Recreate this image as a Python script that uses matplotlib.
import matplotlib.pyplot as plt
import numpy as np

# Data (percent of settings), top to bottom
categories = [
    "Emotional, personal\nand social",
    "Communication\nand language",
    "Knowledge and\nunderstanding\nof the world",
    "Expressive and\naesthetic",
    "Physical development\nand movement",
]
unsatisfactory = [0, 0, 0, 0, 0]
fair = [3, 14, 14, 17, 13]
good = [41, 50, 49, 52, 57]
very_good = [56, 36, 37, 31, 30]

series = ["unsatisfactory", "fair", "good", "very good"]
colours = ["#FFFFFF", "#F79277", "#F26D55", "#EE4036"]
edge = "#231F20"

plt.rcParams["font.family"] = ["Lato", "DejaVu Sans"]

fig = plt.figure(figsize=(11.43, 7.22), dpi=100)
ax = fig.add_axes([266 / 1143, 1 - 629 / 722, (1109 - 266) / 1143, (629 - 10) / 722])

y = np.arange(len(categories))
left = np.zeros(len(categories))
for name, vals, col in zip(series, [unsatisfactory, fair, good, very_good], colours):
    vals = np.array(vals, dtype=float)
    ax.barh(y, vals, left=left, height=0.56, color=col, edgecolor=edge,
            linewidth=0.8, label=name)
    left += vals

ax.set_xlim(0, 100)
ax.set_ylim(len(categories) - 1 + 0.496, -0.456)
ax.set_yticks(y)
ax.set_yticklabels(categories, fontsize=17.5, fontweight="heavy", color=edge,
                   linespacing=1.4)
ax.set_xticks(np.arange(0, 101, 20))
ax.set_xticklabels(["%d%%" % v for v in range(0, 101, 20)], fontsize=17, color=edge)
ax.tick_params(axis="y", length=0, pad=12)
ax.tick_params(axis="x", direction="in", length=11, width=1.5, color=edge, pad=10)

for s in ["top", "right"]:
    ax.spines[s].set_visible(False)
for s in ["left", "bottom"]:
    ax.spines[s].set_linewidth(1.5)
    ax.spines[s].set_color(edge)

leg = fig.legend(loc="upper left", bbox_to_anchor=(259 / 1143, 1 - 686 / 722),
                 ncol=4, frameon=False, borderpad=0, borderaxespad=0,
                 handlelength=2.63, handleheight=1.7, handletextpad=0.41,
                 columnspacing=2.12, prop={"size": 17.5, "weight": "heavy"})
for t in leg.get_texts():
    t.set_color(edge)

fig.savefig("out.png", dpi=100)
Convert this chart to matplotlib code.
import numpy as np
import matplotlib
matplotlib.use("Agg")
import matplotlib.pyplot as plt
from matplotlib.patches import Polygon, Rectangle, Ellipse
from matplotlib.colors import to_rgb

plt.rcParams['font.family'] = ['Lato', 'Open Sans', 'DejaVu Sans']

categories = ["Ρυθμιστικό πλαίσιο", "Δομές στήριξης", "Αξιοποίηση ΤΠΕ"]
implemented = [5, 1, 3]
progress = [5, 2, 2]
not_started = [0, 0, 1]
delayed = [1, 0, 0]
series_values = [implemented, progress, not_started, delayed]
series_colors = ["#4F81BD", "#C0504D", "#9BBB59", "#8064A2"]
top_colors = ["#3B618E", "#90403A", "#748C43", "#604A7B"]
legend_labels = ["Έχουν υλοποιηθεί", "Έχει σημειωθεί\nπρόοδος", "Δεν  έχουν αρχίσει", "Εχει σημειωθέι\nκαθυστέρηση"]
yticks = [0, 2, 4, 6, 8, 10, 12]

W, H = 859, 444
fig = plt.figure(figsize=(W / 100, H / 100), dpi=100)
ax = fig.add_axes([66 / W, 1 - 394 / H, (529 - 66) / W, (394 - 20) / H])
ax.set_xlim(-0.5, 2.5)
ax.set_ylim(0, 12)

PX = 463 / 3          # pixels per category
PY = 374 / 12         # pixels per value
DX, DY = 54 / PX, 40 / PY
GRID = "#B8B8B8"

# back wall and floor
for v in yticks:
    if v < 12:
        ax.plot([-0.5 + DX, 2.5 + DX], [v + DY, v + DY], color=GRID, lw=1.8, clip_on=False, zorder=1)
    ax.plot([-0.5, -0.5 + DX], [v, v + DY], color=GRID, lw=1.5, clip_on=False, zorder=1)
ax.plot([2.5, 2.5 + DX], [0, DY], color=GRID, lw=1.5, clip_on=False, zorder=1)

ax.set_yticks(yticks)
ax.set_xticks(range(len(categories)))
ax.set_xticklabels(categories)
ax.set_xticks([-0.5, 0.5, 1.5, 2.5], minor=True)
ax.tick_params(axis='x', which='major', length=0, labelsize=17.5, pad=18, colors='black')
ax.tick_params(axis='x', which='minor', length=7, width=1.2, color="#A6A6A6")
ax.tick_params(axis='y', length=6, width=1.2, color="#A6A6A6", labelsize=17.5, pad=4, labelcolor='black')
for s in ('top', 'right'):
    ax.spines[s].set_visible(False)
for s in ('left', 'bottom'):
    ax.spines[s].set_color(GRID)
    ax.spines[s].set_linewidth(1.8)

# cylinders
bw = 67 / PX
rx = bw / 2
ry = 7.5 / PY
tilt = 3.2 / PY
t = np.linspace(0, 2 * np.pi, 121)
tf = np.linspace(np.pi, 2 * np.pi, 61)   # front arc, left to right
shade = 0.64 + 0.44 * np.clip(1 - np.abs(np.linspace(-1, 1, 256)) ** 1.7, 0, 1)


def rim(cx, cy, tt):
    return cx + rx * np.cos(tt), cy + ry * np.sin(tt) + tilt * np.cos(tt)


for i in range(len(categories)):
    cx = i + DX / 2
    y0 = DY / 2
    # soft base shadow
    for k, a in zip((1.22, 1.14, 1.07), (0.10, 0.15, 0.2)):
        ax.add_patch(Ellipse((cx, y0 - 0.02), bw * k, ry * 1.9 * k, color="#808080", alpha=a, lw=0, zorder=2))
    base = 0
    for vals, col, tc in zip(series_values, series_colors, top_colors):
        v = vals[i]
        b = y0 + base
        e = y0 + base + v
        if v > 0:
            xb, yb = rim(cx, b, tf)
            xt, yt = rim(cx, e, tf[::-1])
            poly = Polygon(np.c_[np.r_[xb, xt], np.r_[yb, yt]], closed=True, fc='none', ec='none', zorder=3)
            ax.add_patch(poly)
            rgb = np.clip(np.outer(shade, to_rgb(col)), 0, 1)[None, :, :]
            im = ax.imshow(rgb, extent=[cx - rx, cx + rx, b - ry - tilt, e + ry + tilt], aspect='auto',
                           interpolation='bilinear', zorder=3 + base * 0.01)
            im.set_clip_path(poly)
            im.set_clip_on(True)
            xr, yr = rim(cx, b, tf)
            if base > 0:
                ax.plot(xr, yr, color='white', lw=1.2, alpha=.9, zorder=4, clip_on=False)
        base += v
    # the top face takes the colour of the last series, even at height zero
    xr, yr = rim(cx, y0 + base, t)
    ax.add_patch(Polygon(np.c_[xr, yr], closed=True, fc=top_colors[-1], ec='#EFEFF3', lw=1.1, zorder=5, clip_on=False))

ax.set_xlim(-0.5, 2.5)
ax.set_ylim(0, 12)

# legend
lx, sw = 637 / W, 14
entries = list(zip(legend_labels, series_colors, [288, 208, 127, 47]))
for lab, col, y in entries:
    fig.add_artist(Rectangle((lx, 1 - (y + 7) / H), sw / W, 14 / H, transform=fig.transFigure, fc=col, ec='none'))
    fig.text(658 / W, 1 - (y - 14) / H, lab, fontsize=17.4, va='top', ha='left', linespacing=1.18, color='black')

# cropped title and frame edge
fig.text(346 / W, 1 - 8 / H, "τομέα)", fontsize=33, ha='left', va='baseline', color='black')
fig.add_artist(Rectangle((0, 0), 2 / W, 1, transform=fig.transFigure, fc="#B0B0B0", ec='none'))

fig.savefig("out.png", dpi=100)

········

Extract all lines from the material above that include the word "matplotlib".

* _Answer for the task_:
Recreate this image as a Python script that uses matplotlib.
import matplotlib.pyplot as plt
Convert this chart to matplotlib code.
import matplotlib
matplotlib.use("Agg")
import matplotlib.pyplot as plt
from matplotlib.patches import Polygon, Rectangle, Ellipse
from matplotlib.colors import to_rgb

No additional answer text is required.